Regarding my link to the unidiff library above, it's unclear to me whether the incompatibility would be best solved by

  1. Updating their PatchSet parser
  2. Adding additional standardized format components into Dolt's output until it's similar enough to git's to be parsed. I wonder in particular whether chunk headers (like the @@ row 1,3 @@ I used above) would help?
  3. Using an existing Dolt command which can already produce the desired output

P.S. for context I used unidiff.PatchSet in my MLOps pipelines to build and log artifacts containing a change list from git diffs, and I would like to do the same for Dolt. For example

# Git change list
changes = [
    {
        'path': 'my_file.py',
        'additions': 4,
        'deletions': 0
    }
]

# Desired Dolt change list
changes = [
    {
        'table': 'objects',
        'additions': 3,
        'deletions': 3
    }
]
christopherreay commented 1 month ago

Our usecase would be on the basis that table data is being updated by several processes / roles. It would be possible perhaps to find a workaround for this by spawning tables more or less per user, when people log in. Even so, it could become quite complex.

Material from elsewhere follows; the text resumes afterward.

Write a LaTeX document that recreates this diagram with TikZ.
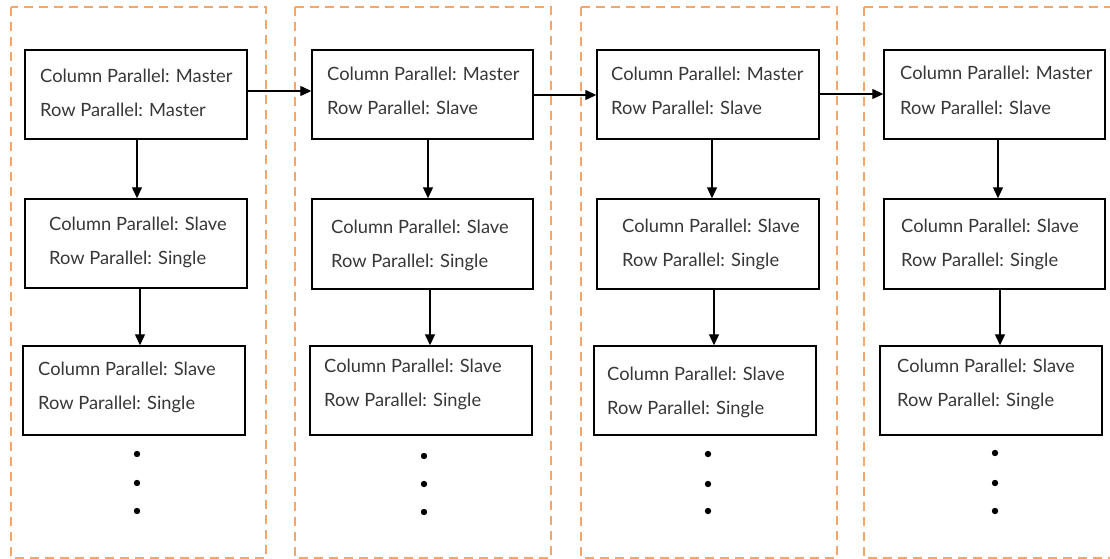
\documentclass[tikz,border=0pt]{standalone}
\usepackage{fontspec}
\setmainfont{Lato}
\usetikzlibrary{arrows.meta}
\definecolor{dashor}{RGB}{246,166,104}
\definecolor{txtc}{RGB}{55,55,55}
\tikzset{
  frame/.style={draw=dashor, line width=1.4pt, dash pattern=on 9pt off 6pt},
  cell/.style={draw=black, line width=1.4pt, rectangle, inner sep=0pt},
  txt/.style={anchor=base west, inner sep=0pt, text=txtc, font=\fontsize{18.3}{21}\selectfont},
  arr/.style={draw=black, line width=1.3pt, -{Triangle[length=11pt,width=10pt]}},
}
\newcommand{\mkcell}[9]{%
  \node[cell, minimum width=#4pt-#2pt, minimum height=#5pt-#3pt] (#1) at ({(#2+#4)/2},{(#3+#5)/2}) {};
  \node[txt] (#1a) at (#6,#7) {#8};
  \node[txt] (#1b) at (#6,#7+34) {#9};
}
\begin{document}
\begin{tikzpicture}[x=1pt,y=-1pt]
\useasboundingbox (0,0) rectangle (1110,559);
% dashed frames
\draw[frame] (11,7) rectangle (266,558);
\draw[frame] (295,7) rectangle (551,558);
\draw[frame] (581,7) rectangle (837,558);
\draw[frame] (864,7) -- (1116,7);
\draw[frame] (864,7) -- (864,558) -- (1116,558);
% column 1
\mkcell{A1}{25}{50}{247}{139}{40}{83}{Column Parallel: Master}{Row Parallel: Master}
\mkcell{A2}{25}{199}{247}{288}{49}{230}{Column Parallel: Slave}{Row Parallel: Single}
\mkcell{A3}{23}{346}{245}{435}{38}{375}{Column Parallel: Slave}{Row Parallel: Single}
% column 2
\mkcell{B1}{312}{50}{533}{139}{327}{81}{Column Parallel: Master}{Row Parallel: Slave}
\mkcell{B2}{312}{199}{533}{289}{331}{233}{Column Parallel: Slave}{Row Parallel: Single}
\mkcell{B3}{310}{346}{532}{435}{324}{372}{Column Parallel: Slave}{Row Parallel: Single}
% column 3
\mkcell{C1}{597}{50}{819}{139}{611}{81}{Column Parallel: Master}{Row Parallel: Slave}
\mkcell{C2}{597}{199}{819}{289}{622}{232}{Column Parallel: Slave}{Row Parallel: Single}
\mkcell{C3}{594}{346}{816}{435}{607}{380}{Column Parallel: Slave}{Row Parallel: Single}
% column 4
\mkcell{D1}{884}{50}{1105}{139}{900}{80}{Column Parallel: Master}{Row Parallel: Slave}
\mkcell{D2}{884}{199}{1105}{289}{901}{232}{Column Parallel: Slave}{Row Parallel: Single}
\mkcell{D3}{880}{346}{1102}{435}{897}{372}{Column Parallel: Slave}{Row Parallel: Single}
% vertical arrows
\draw[arr] ([xshift=1pt]A1.south) -- ([xshift=1pt]A2.north);
\draw[arr] ([xshift=4pt]A2.south) -- ([xshift=6pt]A3.north);
\draw[arr] ([xshift=5.5pt]B1.south) -- ([xshift=5.5pt]B2.north);
\draw[arr] ([xshift=7.5pt]B2.south) -- ([xshift=9pt]B3.north);
\draw[arr] ([xshift=4pt]C1.south) -- ([xshift=4pt]C2.north);
\draw[arr] ([xshift=6pt]C2.south) -- ([xshift=9pt]C3.north);
\draw[arr] ([xshift=3.5pt]D1.south) -- ([xshift=3.5pt]D2.north);
\draw[arr] ([xshift=5.5pt]D2.south) -- ([xshift=9pt]D3.north);
% horizontal arrows
\draw[arr] ([yshift=3.5pt]A1.east) -- ([yshift=3.5pt]B1.west);
\draw[arr] ([yshift=-0.5pt]B1.east) -- ([yshift=-0.5pt]C1.west);
\draw[arr] ([yshift=0.5pt]C1.east) -- ([yshift=0.5pt]D1.west);
% continuation dots
\foreach \x/\a/\b/\c in {137/454/483/511, 424/456/484/512, 708/454/484/511, 995/453/483/511}{
  \fill (\x,\a) circle (3.2pt) (\x,\b) circle (3.2pt) (\x,\c) circle (3.2pt);
}
\end{tikzpicture}
\end{document}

Or I suppose that we can use separate database connections? To create separate working areas, right?

macneale4 commented 1 week ago

The first steps of this change are in place: https://docs.dolthub.com/sql-reference/version-control/dolt-system-tables#dolt_workspace_usdtablename

Adding this to the CLI will be next.

macneale4 commented 1 week ago

@christopherreay - Really the only way this can work safely with multiple people is if everyone uses their own branch - which is generally what we recommend. Uncommitted changes on a shared group branch doesn't play to Dolt's strengths as a database.

It's possible to use our new feature, doltworkspace tables, to stage and unstage changes on a shared branch. But it's always recommended to double check what is staged before you commit. Even then, you need to ensure that no one is mucking with things. Doing this on a shared branch has all the same problems as regular concurrency issues when people are on the same branch.